Well, of course we spent a lot of time at Dead Man's Carnival's stage. They've become a perennial feature of the Bay View Bash, as comfortable and welcome as Snopek at Locust Street. And as usual, they did not disappoint. This year's freak show included Titano, a strongman who can nail icepicks into his nose, and hammer a nail through a frying pan with his bare hands (oh, and then fold up that pan afterwards). Not to be outdone, Gypsy Geoff comes up on stage and juggles with machetes and firesticks, and then gets the audience to hold a makeshift tightrope while he walks across it. Sir Pinkerton is your master of ceremonies, and like a good oldschool (and I mean oldschool) MC, holds the family-friendly vaudeville together. They have full-blown shows throughout the year where I'm sure I wouldn't necessarily take the kids, but they really faithfully recreate what they call the great American Show tradition, with singing, a bit of mime, and a more-than-capable house band that is clearly having as much fun with this as we the audience are. That's the bottom line right there: every song, every act, every day is a carnival for them and that's why I love them.

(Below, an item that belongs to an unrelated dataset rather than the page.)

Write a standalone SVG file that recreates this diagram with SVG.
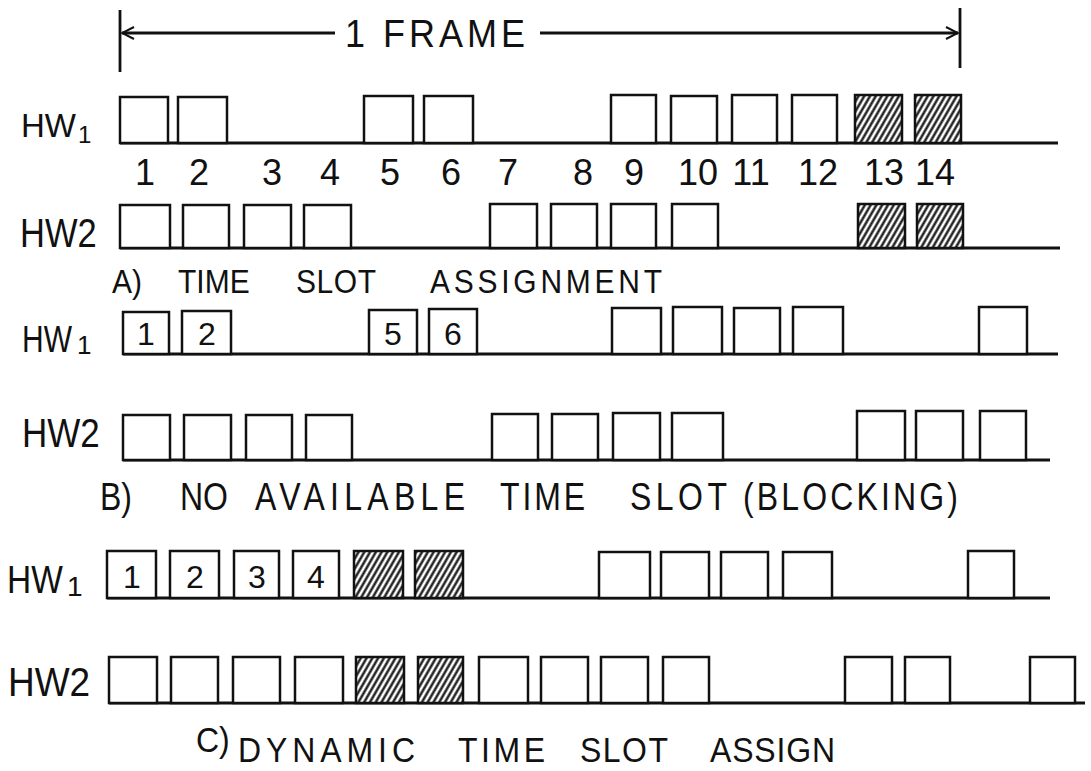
<svg xmlns="http://www.w3.org/2000/svg" width="1091" height="771" viewBox="0 0 1091 771">
<defs>
<pattern id="hatch" patternUnits="userSpaceOnUse" width="5" height="5" patternTransform="rotate(30)">
<rect width="5" height="5" fill="#fff"/>
<line x1="1.5" y1="0" x2="1.5" y2="5" stroke="#111" stroke-width="2.3"/>
</pattern>
<marker id="open" viewBox="0 0 14 14" refX="13" refY="7" markerWidth="14" markerHeight="14" markerUnits="userSpaceOnUse" orient="auto-start-reverse">
<path d="M1,1 L13,7 L1,13" fill="none" stroke="#111" stroke-width="2"/>
</marker>
</defs>
<style>
text{font-family:"Liberation Sans",Arial,sans-serif;fill:#111}
.b{fill:#fff;stroke:#111;stroke-width:2.5}
.h{fill:url(#hatch);stroke:#111;stroke-width:2.5}
.ln{stroke:#111;stroke-width:2.8;fill:none}
.num{font-size:36px;text-anchor:middle}
.in{font-size:32px;text-anchor:middle}
.ca{font-size:30px}
.cb{font-size:32px}
.cc{font-size:32px}
</style>
<rect width="1091" height="771" fill="#fff"/>

<g id="frame">
<line class="ln" x1="120" y1="10" x2="120" y2="72"/>
<line class="ln" x1="960" y1="8" x2="960" y2="68"/>
<line class="ln" x1="122" y1="33" x2="335" y2="33" marker-start="url(#open)"/>
<line class="ln" x1="540" y1="33" x2="958" y2="33" marker-end="url(#open)"/>
<g transform="translate(345,47) scale(1,1.1)"><text x="0" y="0" font-size="36" textLength="180" lengthAdjust="spacing">1  FRAME</text></g>
</g>

<g id="a-hw1">
<text x="21" y="137" font-size="33">HW</text><text x="78" y="143" font-size="24">1</text>
<line class="ln" x1="120" y1="143" x2="1058" y2="143"/>
<rect class="b" x="120" y="97" width="48" height="46"/>
<rect class="b" x="178" y="97" width="49" height="46"/>
<rect class="b" x="364" y="96" width="49" height="47"/>
<rect class="b" x="424" y="96" width="49" height="47"/>
<rect class="b" x="611" y="95" width="45" height="48"/>
<rect class="b" x="671" y="96" width="46" height="47"/>
<rect class="b" x="732" y="95" width="45" height="48"/>
<rect class="b" x="792" y="95" width="45" height="48"/>
<rect class="h" x="855" y="95" width="47" height="48"/>
<rect class="h" x="915" y="95" width="46" height="48"/>
</g>

<g id="slot-numbers">
<text class="num" x="145" y="185">1</text>
<text class="num" x="199" y="185">2</text>
<text class="num" x="272" y="185">3</text>
<text class="num" x="330" y="185">4</text>
<text class="num" x="390" y="185">5</text>
<text class="num" x="451" y="185">6</text>
<text class="num" x="508" y="185">7</text>
<text class="num" x="583" y="185">8</text>
<text class="num" x="634" y="185">9</text>
<text class="num" x="698" y="185">10</text>
<text class="num" x="751" y="185">11</text>
<text class="num" x="818" y="185">12</text>
<text class="num" x="884" y="185">13</text>
<text class="num" x="935" y="185">14</text>
</g>

<g id="a-hw2">
<g transform="translate(20,247) scale(1,1.2)"><text x="0" y="0" font-size="34.5">HW2</text></g>
<line class="ln" x1="120" y1="248" x2="1060" y2="248"/>
<rect class="b" x="120" y="205" width="50" height="43"/>
<rect class="b" x="183" y="205" width="46" height="43"/>
<rect class="b" x="244" y="205" width="47" height="43"/>
<rect class="b" x="304" y="205" width="47" height="43"/>
<rect class="b" x="490" y="204" width="47" height="44"/>
<rect class="b" x="551" y="204" width="46" height="44"/>
<rect class="b" x="611" y="204" width="45" height="44"/>
<rect class="b" x="672" y="204" width="46" height="44"/>
<rect class="h" x="858" y="204" width="47" height="44"/>
<rect class="h" x="917" y="204" width="46" height="44"/>
</g>

<g id="caption-a">
<g transform="translate(0,293) scale(1,1.12)">
<text class="ca" x="112" y="0">A)</text>
<text class="ca" x="178" y="0">TIME</text>
<text class="ca" x="296" y="0" textLength="80">SLOT</text>
<text class="ca" x="430" y="0" textLength="232">ASSIGNMENT</text>
</g>
</g>

<g id="b-hw1">
<g transform="translate(22,352) scale(1,1.25)"><text x="0" y="0" font-size="30">HW</text></g><text x="77" y="354" font-size="26">1</text>
<line class="ln" x1="123" y1="354" x2="1058" y2="354"/>
<rect class="b" x="123" y="312" width="46" height="42"/>
<rect class="b" x="182" y="311" width="49" height="43"/>
<rect class="b" x="369" y="310" width="48" height="44"/>
<rect class="b" x="429" y="309" width="48" height="45"/>
<rect class="b" x="612" y="308" width="49" height="46"/>
<rect class="b" x="673" y="307" width="49" height="47"/>
<rect class="b" x="734" y="308" width="46" height="46"/>
<rect class="b" x="793" y="307" width="50" height="47"/>
<rect class="b" x="979" y="307" width="48" height="47"/>
<text class="in" x="146" y="345">1</text>
<text class="in" x="207" y="345">2</text>
<text class="in" x="393" y="345">5</text>
<text class="in" x="453" y="345">6</text>
</g>

<g id="b-hw2">
<g transform="translate(22,447) scale(1,1.15)"><text x="0" y="0" font-size="35">HW2</text></g>
<line class="ln" x1="123" y1="460" x2="1050" y2="460"/>
<rect class="b" x="123" y="415" width="47" height="45"/>
<rect class="b" x="184" y="415" width="47" height="45"/>
<rect class="b" x="246" y="415" width="46" height="45"/>
<rect class="b" x="306" y="415" width="46" height="45"/>
<rect class="b" x="492" y="414" width="46" height="46"/>
<rect class="b" x="552" y="414" width="46" height="46"/>
<rect class="b" x="613" y="413" width="47" height="47"/>
<rect class="b" x="672" y="413" width="51" height="47"/>
<rect class="b" x="857" y="411" width="48" height="49"/>
<rect class="b" x="916" y="411" width="47" height="49"/>
<rect class="b" x="980" y="411" width="46" height="49"/>
</g>

<g id="caption-b">
<g transform="translate(0,510) scale(1,1.22)">
<text class="cb" x="100" y="0">B)</text>
<text class="cb" x="180" y="0">NO</text>
<text class="cb" x="255" y="0" textLength="210">AVAILABLE</text>
<text class="cb" x="500" y="0" textLength="85">TIME</text>
<text class="cb" x="630" y="0" textLength="97">SLOT</text>
<text class="cb" x="743" y="0" textLength="215">(BLOCKING)</text>
</g>
</g>

<g id="c-hw1">
<g transform="translate(7,593) scale(1,1.17)"><text x="0" y="0" font-size="33.5">HW</text></g><text x="67" y="596" font-size="28">1</text>
<line class="ln" x1="107" y1="598" x2="1050" y2="598"/>
<rect class="b" x="107" y="551" width="49" height="47"/>
<rect class="b" x="170" y="551" width="49" height="47"/>
<rect class="b" x="234" y="551" width="45" height="47"/>
<rect class="b" x="293" y="551" width="46" height="47"/>
<rect class="h" x="354" y="551" width="49" height="47"/>
<rect class="h" x="415" y="551" width="48" height="47"/>
<rect class="b" x="599" y="552" width="51" height="46"/>
<rect class="b" x="661" y="552" width="48" height="46"/>
<rect class="b" x="721" y="552" width="47" height="46"/>
<rect class="b" x="783" y="552" width="49" height="46"/>
<rect class="b" x="968" y="551" width="46" height="47"/>
<text class="in" x="132" y="588">1</text>
<text class="in" x="195" y="588">2</text>
<text class="in" x="257" y="588">3</text>
<text class="in" x="316" y="588">4</text>
</g>

<g id="c-hw2">
<g transform="translate(8,696) scale(1,1.1)"><text x="0" y="0" font-size="37">HW2</text></g>
<line class="ln" x1="109" y1="703" x2="1085" y2="703"/>
<rect class="b" x="109" y="657" width="48" height="46"/>
<rect class="b" x="171" y="657" width="47" height="46"/>
<rect class="b" x="233" y="657" width="47" height="46"/>
<rect class="b" x="295" y="657" width="48" height="46"/>
<rect class="h" x="356" y="657" width="48" height="46"/>
<rect class="h" x="418" y="657" width="45" height="46"/>
<rect class="b" x="479" y="657" width="49" height="46"/>
<rect class="b" x="541" y="657" width="47" height="46"/>
<rect class="b" x="601" y="657" width="47" height="46"/>
<rect class="b" x="663" y="657" width="46" height="46"/>
<rect class="b" x="845" y="657" width="47" height="46"/>
<rect class="b" x="905" y="657" width="45" height="46"/>
<rect class="b" x="1030" y="657" width="45" height="46"/>
</g>

<g id="caption-c">
<g transform="translate(196,752) scale(1,1.12)"><text class="cc" x="0" y="0">C)</text></g>
<g transform="translate(0,762) scale(1,1.12)">
<text class="cc" x="238" y="0" textLength="177">DYNAMIC</text>
<text class="cc" x="458" y="0" textLength="87">TIME</text>
<text class="cc" x="580" y="0" textLength="88">SLOT</text>
<text class="cc" x="710" y="0" textLength="125">ASSIGN</text>
</g>
</g>
</svg>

Drunk Drivers, a band from Eau Claire, wrapped up the Rush Mor stage. I expected, with a name like that, for them to be in more of the Black Acress vein, but they were fun. Bottom line: they bill themselves as a party band and that they were -- the farfisa sounding organ saw to that. But at this point in the evening, the family was all fested out, and bottom line, the kids wanted to get home in time for Svengoolie.